▸ **Problem details**
Take the lines from the top down to and including the one with "from matplotlib.transforms import" and repeat them exactly. Omit images.

▸ **Given data**
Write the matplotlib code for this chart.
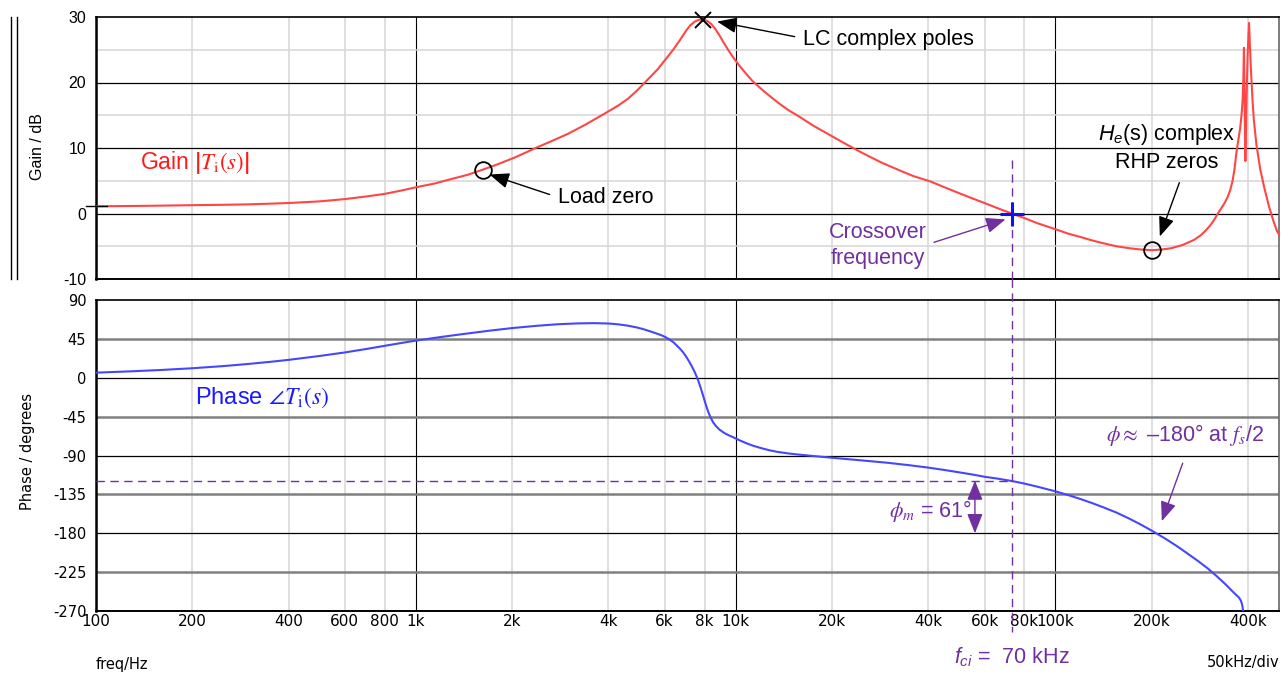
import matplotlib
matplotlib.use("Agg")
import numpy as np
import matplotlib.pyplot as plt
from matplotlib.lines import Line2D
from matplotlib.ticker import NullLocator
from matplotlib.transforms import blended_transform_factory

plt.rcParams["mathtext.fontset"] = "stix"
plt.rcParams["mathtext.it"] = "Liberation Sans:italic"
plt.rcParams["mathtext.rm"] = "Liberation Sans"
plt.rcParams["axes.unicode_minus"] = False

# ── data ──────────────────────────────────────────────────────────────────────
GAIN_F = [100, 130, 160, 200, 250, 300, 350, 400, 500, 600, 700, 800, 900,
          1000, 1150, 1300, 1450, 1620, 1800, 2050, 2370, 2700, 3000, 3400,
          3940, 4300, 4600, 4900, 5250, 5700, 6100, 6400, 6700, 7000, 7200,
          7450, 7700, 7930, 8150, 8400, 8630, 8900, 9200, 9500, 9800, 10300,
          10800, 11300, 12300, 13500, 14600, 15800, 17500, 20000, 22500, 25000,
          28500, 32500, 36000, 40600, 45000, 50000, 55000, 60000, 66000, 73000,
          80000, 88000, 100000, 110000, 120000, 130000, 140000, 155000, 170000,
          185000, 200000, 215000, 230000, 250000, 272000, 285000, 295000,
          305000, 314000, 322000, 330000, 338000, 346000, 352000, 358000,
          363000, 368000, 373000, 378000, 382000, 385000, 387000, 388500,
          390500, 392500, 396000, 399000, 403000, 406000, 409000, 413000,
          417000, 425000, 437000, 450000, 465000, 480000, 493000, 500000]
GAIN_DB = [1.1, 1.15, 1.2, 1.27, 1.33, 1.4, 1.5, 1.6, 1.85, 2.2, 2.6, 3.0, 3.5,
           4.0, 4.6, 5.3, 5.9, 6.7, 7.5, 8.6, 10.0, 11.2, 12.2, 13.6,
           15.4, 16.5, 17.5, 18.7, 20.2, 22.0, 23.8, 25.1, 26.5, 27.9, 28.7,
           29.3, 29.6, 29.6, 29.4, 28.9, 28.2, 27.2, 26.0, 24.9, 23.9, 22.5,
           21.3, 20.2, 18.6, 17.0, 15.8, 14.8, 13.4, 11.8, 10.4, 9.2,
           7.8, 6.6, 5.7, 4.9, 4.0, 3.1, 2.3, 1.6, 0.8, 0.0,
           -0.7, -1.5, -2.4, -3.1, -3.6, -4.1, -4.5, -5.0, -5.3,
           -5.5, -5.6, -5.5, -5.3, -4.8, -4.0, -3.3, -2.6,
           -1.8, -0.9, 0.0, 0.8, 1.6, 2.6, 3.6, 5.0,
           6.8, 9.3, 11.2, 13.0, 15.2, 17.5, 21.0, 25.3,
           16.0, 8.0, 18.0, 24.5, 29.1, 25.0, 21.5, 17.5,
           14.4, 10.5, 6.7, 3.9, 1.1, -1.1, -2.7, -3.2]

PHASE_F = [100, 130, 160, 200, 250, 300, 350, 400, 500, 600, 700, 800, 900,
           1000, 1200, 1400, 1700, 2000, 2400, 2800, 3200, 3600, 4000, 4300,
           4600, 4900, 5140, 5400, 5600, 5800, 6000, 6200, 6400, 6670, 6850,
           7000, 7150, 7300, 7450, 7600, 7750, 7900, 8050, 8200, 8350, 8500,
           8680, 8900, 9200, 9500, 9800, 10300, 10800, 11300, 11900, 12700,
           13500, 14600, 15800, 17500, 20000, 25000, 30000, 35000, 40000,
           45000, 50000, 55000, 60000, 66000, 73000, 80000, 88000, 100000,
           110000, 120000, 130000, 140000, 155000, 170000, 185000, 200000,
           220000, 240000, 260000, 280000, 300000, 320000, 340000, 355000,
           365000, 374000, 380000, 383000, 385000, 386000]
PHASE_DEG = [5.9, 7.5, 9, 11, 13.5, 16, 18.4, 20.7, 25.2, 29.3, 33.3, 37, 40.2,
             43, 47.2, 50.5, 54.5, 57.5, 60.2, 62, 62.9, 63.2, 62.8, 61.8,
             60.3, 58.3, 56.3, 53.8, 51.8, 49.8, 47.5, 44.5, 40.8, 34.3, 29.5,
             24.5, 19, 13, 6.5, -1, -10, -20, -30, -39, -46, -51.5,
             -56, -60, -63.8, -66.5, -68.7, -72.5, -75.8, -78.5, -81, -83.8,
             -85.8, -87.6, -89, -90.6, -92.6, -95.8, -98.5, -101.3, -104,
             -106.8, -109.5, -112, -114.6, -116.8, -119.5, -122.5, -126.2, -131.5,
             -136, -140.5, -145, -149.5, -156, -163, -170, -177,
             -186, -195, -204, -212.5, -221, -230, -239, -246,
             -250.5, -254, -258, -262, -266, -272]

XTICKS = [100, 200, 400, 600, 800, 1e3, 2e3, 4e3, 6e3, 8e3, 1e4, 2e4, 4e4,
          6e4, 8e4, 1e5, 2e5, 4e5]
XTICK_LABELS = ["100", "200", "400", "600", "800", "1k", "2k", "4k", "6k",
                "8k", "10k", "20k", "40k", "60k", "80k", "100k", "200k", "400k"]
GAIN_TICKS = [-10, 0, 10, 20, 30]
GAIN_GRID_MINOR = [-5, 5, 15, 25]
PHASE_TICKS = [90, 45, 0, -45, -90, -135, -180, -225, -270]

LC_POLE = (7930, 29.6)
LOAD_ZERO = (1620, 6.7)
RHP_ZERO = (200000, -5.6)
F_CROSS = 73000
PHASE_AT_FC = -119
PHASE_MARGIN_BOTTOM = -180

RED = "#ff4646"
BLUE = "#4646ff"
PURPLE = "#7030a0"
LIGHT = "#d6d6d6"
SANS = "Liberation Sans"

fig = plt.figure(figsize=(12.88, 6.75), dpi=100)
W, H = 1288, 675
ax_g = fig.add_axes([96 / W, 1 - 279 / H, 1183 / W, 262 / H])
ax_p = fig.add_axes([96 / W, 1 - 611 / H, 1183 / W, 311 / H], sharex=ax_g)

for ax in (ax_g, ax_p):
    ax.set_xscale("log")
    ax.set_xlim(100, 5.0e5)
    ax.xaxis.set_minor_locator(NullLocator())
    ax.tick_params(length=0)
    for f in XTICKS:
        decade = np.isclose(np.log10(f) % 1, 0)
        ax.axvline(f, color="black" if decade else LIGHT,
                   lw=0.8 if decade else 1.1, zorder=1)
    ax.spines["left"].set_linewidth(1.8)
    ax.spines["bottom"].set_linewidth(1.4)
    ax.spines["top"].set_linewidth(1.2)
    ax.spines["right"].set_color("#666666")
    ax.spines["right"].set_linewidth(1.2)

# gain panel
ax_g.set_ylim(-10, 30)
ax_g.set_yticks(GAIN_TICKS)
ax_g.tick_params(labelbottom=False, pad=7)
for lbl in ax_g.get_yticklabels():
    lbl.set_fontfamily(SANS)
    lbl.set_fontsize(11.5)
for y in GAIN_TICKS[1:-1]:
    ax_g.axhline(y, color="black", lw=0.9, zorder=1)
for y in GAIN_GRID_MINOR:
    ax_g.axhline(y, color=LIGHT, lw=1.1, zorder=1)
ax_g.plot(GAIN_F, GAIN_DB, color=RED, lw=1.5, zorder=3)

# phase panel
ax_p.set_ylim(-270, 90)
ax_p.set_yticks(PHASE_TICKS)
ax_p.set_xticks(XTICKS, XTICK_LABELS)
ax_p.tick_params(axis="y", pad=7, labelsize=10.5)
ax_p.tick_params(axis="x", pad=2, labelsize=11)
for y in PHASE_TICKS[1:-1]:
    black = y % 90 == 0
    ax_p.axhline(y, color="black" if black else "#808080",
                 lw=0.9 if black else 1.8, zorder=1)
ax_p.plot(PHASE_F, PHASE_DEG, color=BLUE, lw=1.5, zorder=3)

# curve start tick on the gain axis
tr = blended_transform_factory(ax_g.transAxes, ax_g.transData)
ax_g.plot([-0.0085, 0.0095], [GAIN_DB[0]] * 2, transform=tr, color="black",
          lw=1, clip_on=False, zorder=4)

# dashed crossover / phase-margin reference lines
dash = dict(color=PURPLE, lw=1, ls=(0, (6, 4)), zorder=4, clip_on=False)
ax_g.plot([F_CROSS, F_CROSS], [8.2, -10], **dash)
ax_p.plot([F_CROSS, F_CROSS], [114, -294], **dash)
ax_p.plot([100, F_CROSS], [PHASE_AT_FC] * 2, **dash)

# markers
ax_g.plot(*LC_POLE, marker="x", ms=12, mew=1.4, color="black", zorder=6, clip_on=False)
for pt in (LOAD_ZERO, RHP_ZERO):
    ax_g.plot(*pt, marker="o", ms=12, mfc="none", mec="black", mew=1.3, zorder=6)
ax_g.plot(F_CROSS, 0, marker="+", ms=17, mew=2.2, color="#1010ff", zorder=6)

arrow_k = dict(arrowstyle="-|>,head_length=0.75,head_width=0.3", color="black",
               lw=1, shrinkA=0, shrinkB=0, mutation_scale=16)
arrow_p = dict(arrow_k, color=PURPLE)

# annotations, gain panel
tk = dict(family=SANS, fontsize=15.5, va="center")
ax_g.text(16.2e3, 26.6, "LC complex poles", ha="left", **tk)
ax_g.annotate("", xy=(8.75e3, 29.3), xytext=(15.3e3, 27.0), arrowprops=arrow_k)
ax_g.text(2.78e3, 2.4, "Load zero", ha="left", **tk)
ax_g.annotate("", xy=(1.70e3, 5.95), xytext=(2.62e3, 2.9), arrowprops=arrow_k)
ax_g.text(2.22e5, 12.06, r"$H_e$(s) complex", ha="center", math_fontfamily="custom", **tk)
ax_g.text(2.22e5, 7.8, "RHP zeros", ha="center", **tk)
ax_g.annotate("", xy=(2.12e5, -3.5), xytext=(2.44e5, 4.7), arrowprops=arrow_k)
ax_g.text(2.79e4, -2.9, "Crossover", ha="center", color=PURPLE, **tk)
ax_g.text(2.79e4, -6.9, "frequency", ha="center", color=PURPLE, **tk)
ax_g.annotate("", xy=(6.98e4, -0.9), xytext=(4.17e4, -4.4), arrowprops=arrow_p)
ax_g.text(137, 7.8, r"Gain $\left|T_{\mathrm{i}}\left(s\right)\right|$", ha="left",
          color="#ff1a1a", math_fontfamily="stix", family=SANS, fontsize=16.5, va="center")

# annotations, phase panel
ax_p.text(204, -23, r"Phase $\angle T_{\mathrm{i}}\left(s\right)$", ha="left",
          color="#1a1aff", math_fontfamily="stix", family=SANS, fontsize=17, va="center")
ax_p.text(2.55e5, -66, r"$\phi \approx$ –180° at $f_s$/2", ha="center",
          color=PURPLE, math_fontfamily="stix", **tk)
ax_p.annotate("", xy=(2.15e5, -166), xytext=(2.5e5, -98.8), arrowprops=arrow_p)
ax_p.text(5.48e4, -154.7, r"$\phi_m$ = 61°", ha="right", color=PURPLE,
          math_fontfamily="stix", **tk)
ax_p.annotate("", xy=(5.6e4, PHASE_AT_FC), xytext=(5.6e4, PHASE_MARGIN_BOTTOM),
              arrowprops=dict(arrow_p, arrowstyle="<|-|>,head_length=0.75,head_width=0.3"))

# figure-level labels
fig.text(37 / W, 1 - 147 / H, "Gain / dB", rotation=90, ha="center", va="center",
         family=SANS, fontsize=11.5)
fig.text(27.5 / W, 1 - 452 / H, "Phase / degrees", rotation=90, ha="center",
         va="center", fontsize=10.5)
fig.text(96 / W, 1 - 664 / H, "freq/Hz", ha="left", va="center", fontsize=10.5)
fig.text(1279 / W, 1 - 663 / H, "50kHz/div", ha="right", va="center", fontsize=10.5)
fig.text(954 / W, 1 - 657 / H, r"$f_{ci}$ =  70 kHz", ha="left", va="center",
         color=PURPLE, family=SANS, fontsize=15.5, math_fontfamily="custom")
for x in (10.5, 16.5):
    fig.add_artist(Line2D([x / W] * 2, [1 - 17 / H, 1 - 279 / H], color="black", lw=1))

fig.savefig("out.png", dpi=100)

▸ **Solution**
Write the matplotlib code for this chart.
import matplotlib
matplotlib.use("Agg")
import numpy as np
import matplotlib.pyplot as plt
from matplotlib.lines import Line2D
from matplotlib.ticker import NullLocator
from matplotlib.transforms import blended_transform_factory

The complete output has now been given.